Monday, 10 January 2011

Portugals January Sale

On Wednesday Portugal is going to try to raise 1.25bn Euro by auctioning off government debt - selling bonds.  This is perfectly normal practice and certainly we have had to do a lot of it to fund our deficit in recent years.

The interesting point though has been commented here before, but worth an update.  Current bond yields on 10year Portuguese debt is 7.16% i.e. they need to offer a 7.16% rate of interest to sell their debt.  Compare this to Germany's rate of 2.87% or our current rate of 3.52% - a little maths will show that Portugal will pay 0.895bn in interest on this debt sale over it's life, where Germany would pay 0.036bn and UK 0.044bn.

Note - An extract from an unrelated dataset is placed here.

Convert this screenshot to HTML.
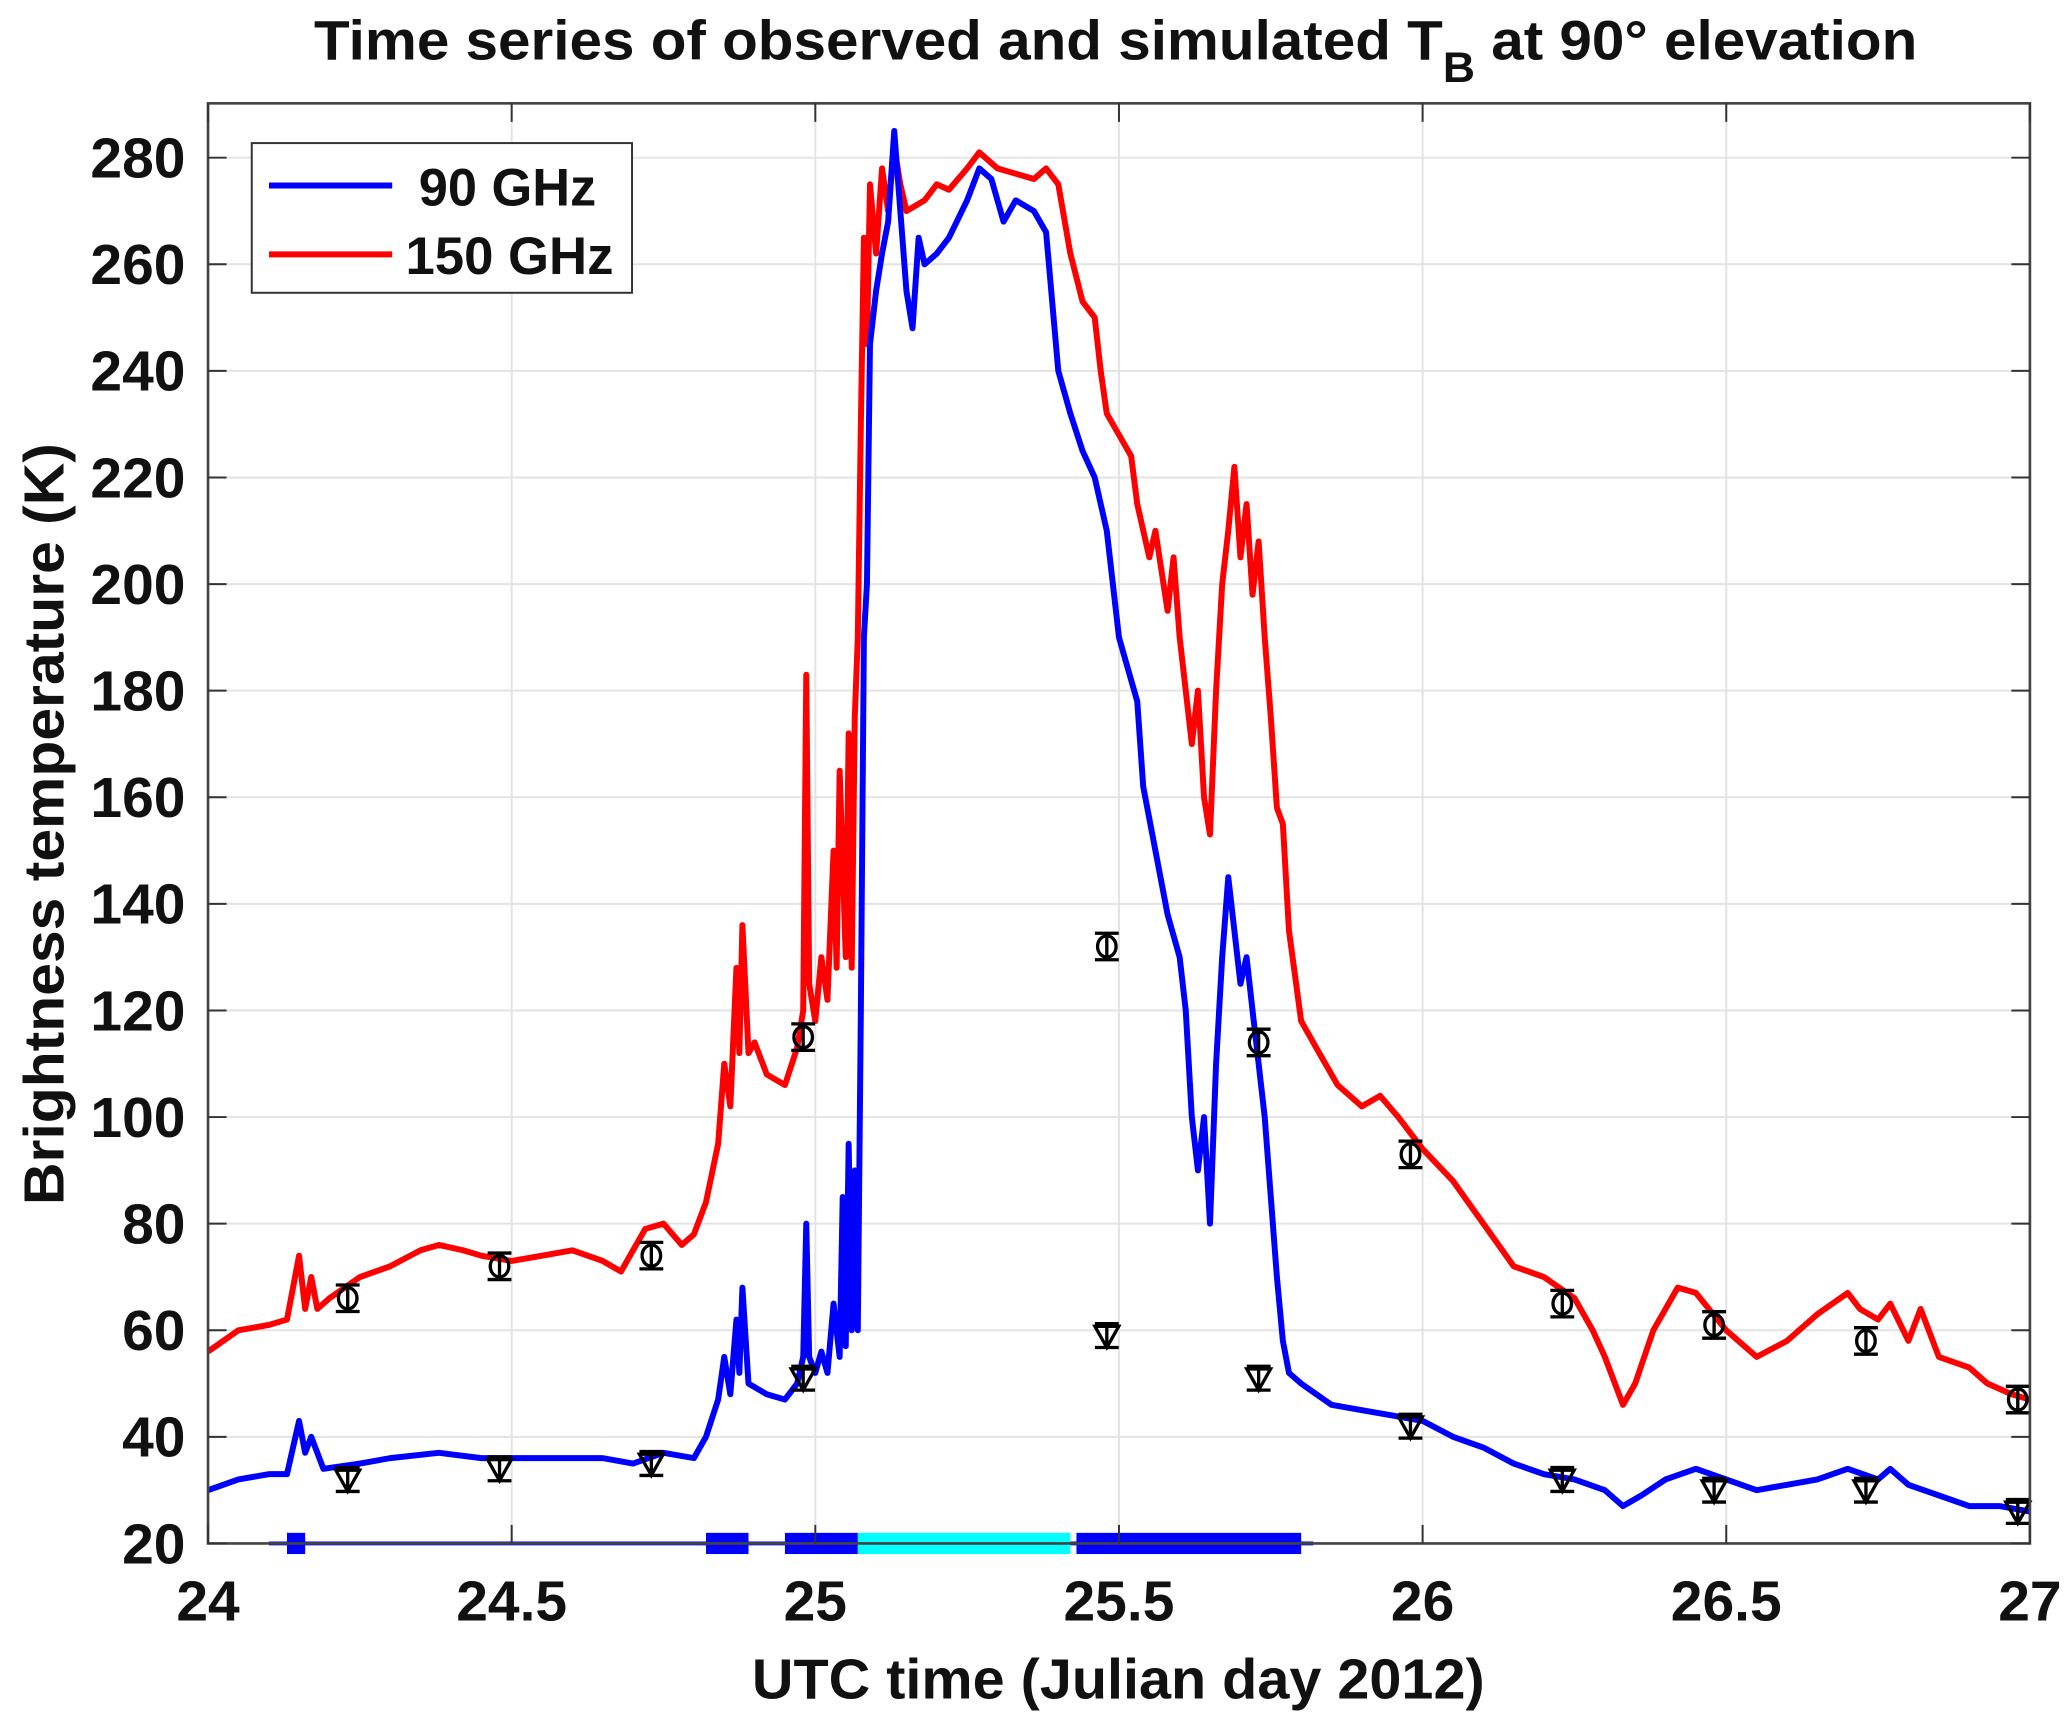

Portugal have to offer a higher rate of interest as they are perceived to be higher risk, but the problem is that the higher rate of interest itself could be just the trigger that prevents their economy from coping & of course if they can't cope then they will have to go the same way as Greece and Ireland in taking a loan from the EU/IMF that will come with some very unattractive terms.  And then you have the bigger question - how much cash does the EU & IMF have to lend.  If Portugal needs a load of money on top of recent big spends, they would be near out of money, and then if Spain needed help....  Not sure where that would leave us - certainly a global crisis to match that of 2008 - and the consequent pain that we are all experiencing as a consequence of that.